Wakil Menkeu Mardiasmo menjadi pembicara dalam sesi diskusi kedua Business Summit dalam rangkaian KTT IORA ke-20 tahun 2017 di Jakarta Convention Centre, Senayan, Jakarta, Senin (6/3). Diskusi tersebut mengangkat tema "Empowering Women in Business through Innovation, Digital Connectivity and Access to Finance". ANTARA FOTO/IORA SUMMIT 2017/Widodo S. Jusuf/pras/par/17.

Jakarta, Aktual.com – Wakil Menteri Keuangan Mardiasmo mengakui dana Anggaran Pendapatan dan Belanja Negara (APBN) 2017 memang sangat besar mencapai Rp2.080 triliun. Dan APBN 2017 juga mencapai Rp2.095,7 triliun.
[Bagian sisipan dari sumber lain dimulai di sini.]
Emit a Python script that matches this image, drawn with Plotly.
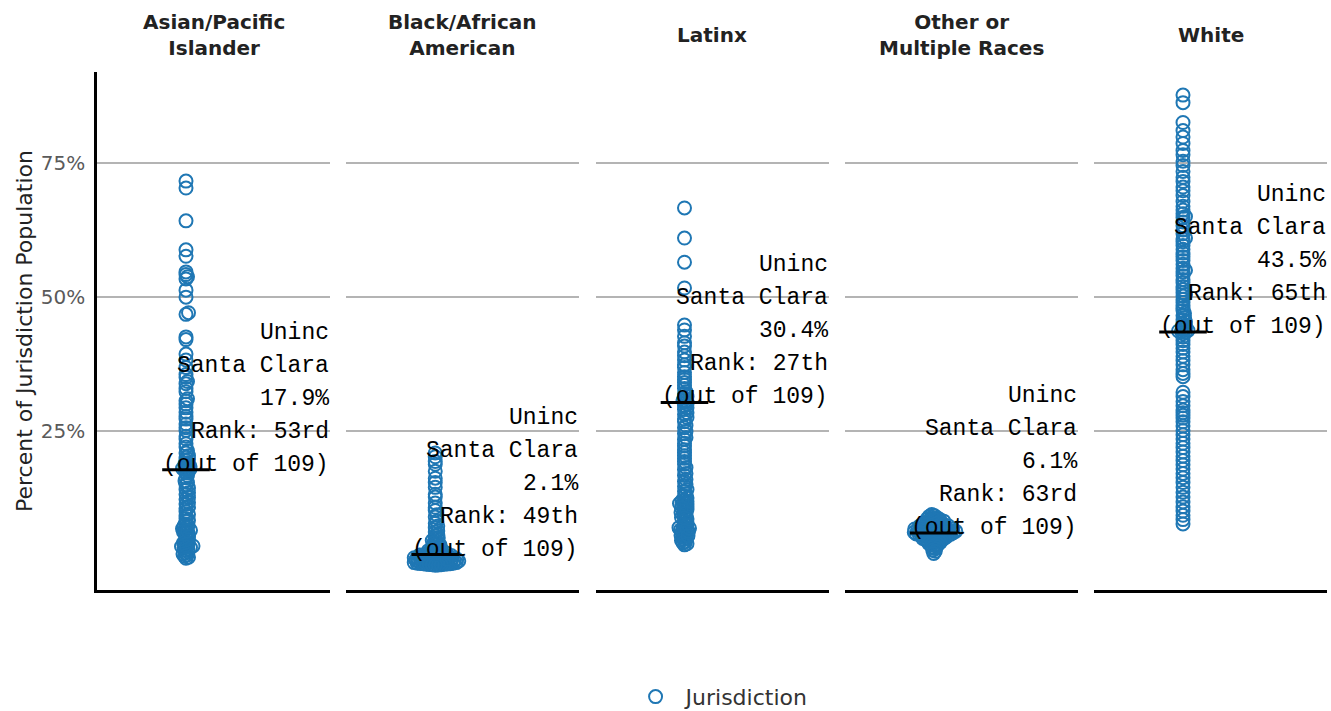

Namun sayangnya, kata dia, dana sebesar itu tak menciptakan perbaikan kehidupan bagi masyarakat miskin. Karena faktanya, masih banyak si miskin yang tak bisa menikmati kue pembangunan.

“Karena dari jumlah (APBN) yang banyak tadi, kok tidak nendang ya. Ternyata rakyat miskin masih banyak yang gigit jari,” keluh Wamenkeu di diskusi yang digelar Indef, Menuju Ketangguhan Ekonomi Indonesia, di Gedung Bursa Efek Indonesia (BEI), Jakarta, Selasa (4/4).
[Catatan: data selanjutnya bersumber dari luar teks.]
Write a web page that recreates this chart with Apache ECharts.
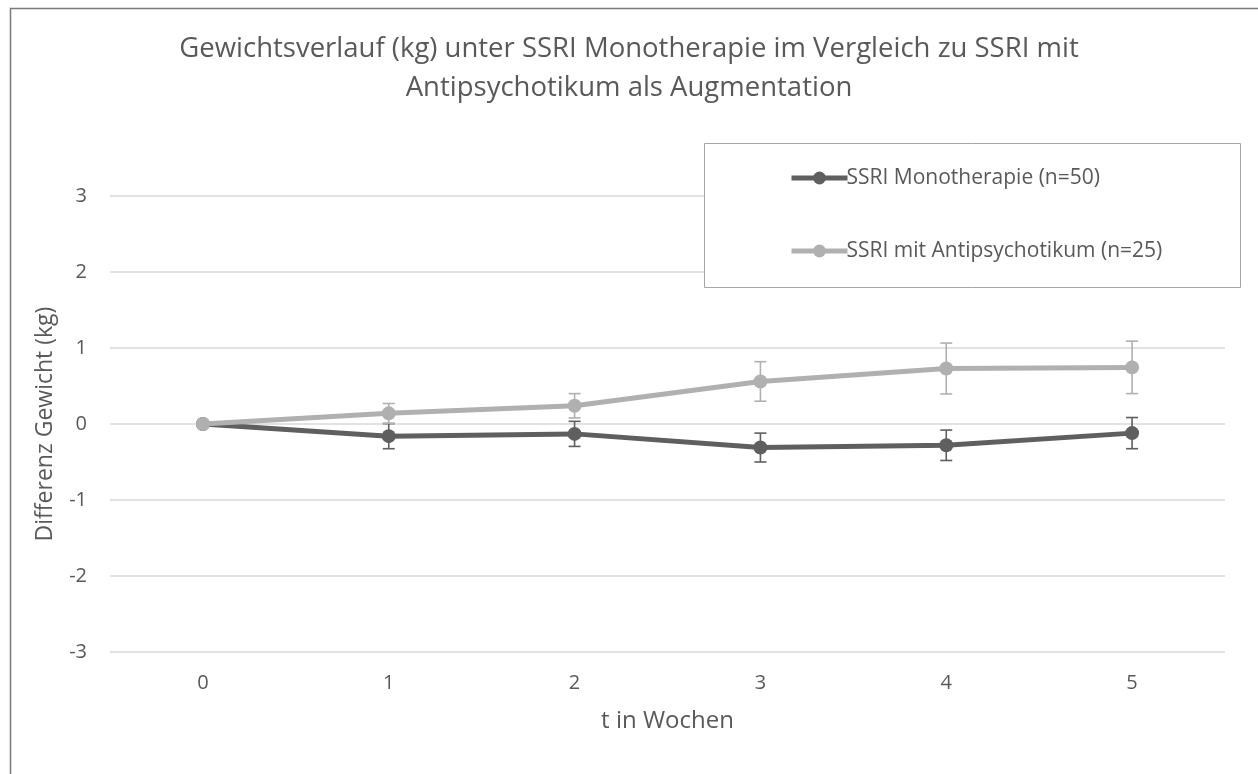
<!DOCTYPE html>
<html>
<head>
<meta charset="utf-8">
<script src="https://cdn.jsdelivr.net/npm/echarts@6/dist/echarts.min.js"></script>
<style>
    html, body { margin: 0; padding: 0; background: #fff; }
    #chart { width: 1258px; height: 774px; }
</style>
</head>
<body>
<div id="chart"></div>
<script>
    // Wochen und Mittelwerte (kg), Fehlerbalken als +/- Werte
    let weeks = ['0', '1', '2', '3', '4', '5']
    let monoMean = [0, -0.16, -0.13, -0.31, -0.28, -0.12]
    let monoErr = [0, 0.165, 0.165, 0.19, 0.2, 0.205]
    let antiMean = [0, 0.14, 0.24, 0.56, 0.73, 0.745]
    let antiErr = [0, 0.13, 0.16, 0.26, 0.335, 0.345]
    let yTicks = [-3, -2, -1, 0, 1, 2, 3]

    const font = 'Open Sans'
    const dark = '#5f5f5f'
    const light = '#b0b0b0'

    function errData(mean, err) {
        let arr = []
        mean.map((m, i) => {
            if (err[i] > 0) arr.push([i, m - err[i], m + err[i]])
        })
        return arr
    }

    function errSeries(name, mean, err, color) {
        return {
            name: name + ' err',
            type: 'custom',
            silent: true,
            z: 5,
            data: errData(mean, err),
            renderItem: (params, api) => {
                let lo = api.coord([api.value(0), api.value(1)])
                let hi = api.coord([api.value(0), api.value(2)])
                let w = 6
                let st = { stroke: color, lineWidth: 1.6 }
                return {
                    type: 'group',
                    children: [
                        { type: 'line', shape: { x1: lo[0], y1: lo[1], x2: hi[0], y2: hi[1] }, style: st },
                        { type: 'line', shape: { x1: lo[0] - w, y1: lo[1], x2: lo[0] + w, y2: lo[1] }, style: st },
                        { type: 'line', shape: { x1: hi[0] - w, y1: hi[1], x2: hi[0] + w, y2: hi[1] }, style: st }
                    ]
                }
            }
        }
    }

    let chart = echarts.init(document.getElementById('chart'))
    let option = {
        animation: false,
        textStyle: { fontFamily: font },
        title: {
            text: 'Gewichtsverlauf (kg) unter SSRI Monotherapie im Vergleich zu SSRI mit\nAntipsychotikum als Augmentation',
            left: 'center',
            top: 25,
            textStyle: { color: '#595959', fontSize: 27.5, fontWeight: 'normal', lineHeight: 39, fontFamily: font }
        },
        graphic: [
            { type: 'rect', left: 8, top: 6, shape: { width: 1260, height: 780 }, style: { fill: 'none', stroke: '#7a7a7a', lineWidth: 1.5 }, z: -1 },
            { type: 'rect', left: 704, top: 143, shape: { width: 536, height: 144 }, style: { fill: '#fff', stroke: '#a6a6a6', lineWidth: 1 }, z: 1 }
        ],
        legend: {
            orient: 'vertical',
            left: 784,
            top: 161,
            itemWidth: 56,
            itemHeight: 16,
            itemGap: 49,
            z: 10,
            lineStyle: { width: 5 },
            data: ['SSRI Monotherapie (n=50)', 'SSRI mit Antipsychotikum (n=25)'],
            textStyle: { color: '#595959', fontSize: 21, lineHeight: 24, fontFamily: font, padding: [0, 0, 0, -6] }
        },
        grid: { left: 110, right: 33, top: 196, bottom: 122 },
        xAxis: {
            type: 'category',
            data: weeks,
            boundaryGap: true,
            name: 't in Wochen',
            nameLocation: 'middle',
            nameGap: 57,
            nameTextStyle: { color: '#595959', fontSize: 24 },
            axisLine: { show: false, onZero: false },
            axisTick: { show: false },
            axisLabel: { color: '#595959', fontSize: 20, margin: 21 }
        },
        yAxis: {
            type: 'value',
            min: yTicks[0],
            max: yTicks[yTicks.length - 1],
            interval: 1,
            name: 'Differenz Gewicht (kg)',
            nameLocation: 'middle',
            nameGap: 53,
            nameTextStyle: { color: '#595959', fontSize: 23 },
            axisLine: { show: false },
            axisTick: { show: false },
            axisLabel: { color: '#595959', fontSize: 20, margin: 23 },
            splitLine: { lineStyle: { color: '#d9d9d9', width: 1.5 } }
        },
        series: [
            {
                name: 'SSRI Monotherapie (n=50)',
                type: 'line',
                data: monoMean,
                symbol: 'circle',
                symbolSize: 14,
                z: 3,
                itemStyle: { color: dark },
                lineStyle: { color: dark, width: 5 }
            },
            {
                name: 'SSRI mit Antipsychotikum (n=25)',
                type: 'line',
                data: antiMean,
                symbol: 'circle',
                symbolSize: 14,
                z: 4,
                itemStyle: { color: light },
                lineStyle: { color: light, width: 5 }
            },
            errSeries('mono', monoMean, monoErr, dark),
            errSeries('anti', antiMean, antiErr, light)
        ]
    }
    chart.setOption(option)
</script>
</body>
</html>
Untuk itu, kata Mardiasmo, pemerintah membutuhkan banyak masukan dari ekonom nasional seperti saat ini agar diketahui celah sektor mana saja yang perlu diperbaiki.
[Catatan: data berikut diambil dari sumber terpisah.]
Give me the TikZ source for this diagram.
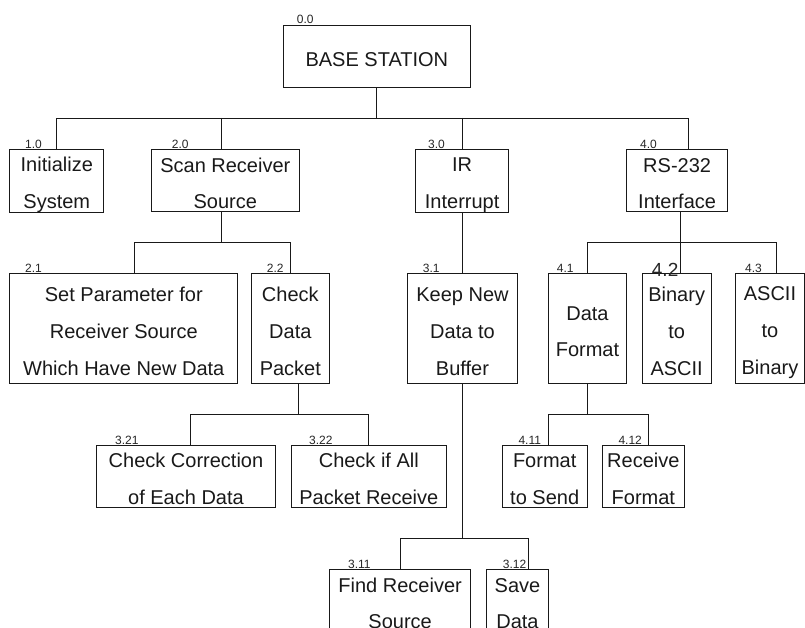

Sehingga ke depan, lanjut Mardiasmo, pemerintah di tahun depan tak akan menambah bahkan mengurangi belanja-belanja barang, melainkan menggenjot belanja infrastruktur. Hal itu dilakukan agar bisa berdampak langsung terhadap perekonomian masyarakat kecil.

“Iya perintah Pak Presiden Jokowi bahwa APBN 2018 untuk belanja barang akan flat ya, atau bahkan bisa kurang. Tapi semuanya akan dialihkan belanja infrastruktur yang langsung ada hasilnya,” tandas Ketua Umum Ikatan Akuntan Indonesia (IAI) ini.

Oleh karena itu, dia melanjutkan, dalam rangka menyehatkan anggaran, pemerintah telah mengakselerasi dari aspek fiskal. Salah satunya melalui program pengampunan pajak (tax amnesty).

Ke depan, kata dia, pemerintah harus melakukan sinergi positif dengan banyak pihak, terutama dengan pemerintah daerah

“Bagi kami, kuncinya memang sinergi. Yaitu, koordinasi pusat dan daerah. Serta perlunya sinergi seluruh sektor moneter, fiskal, dan pelaku ekonomi lain,” pungkas dia.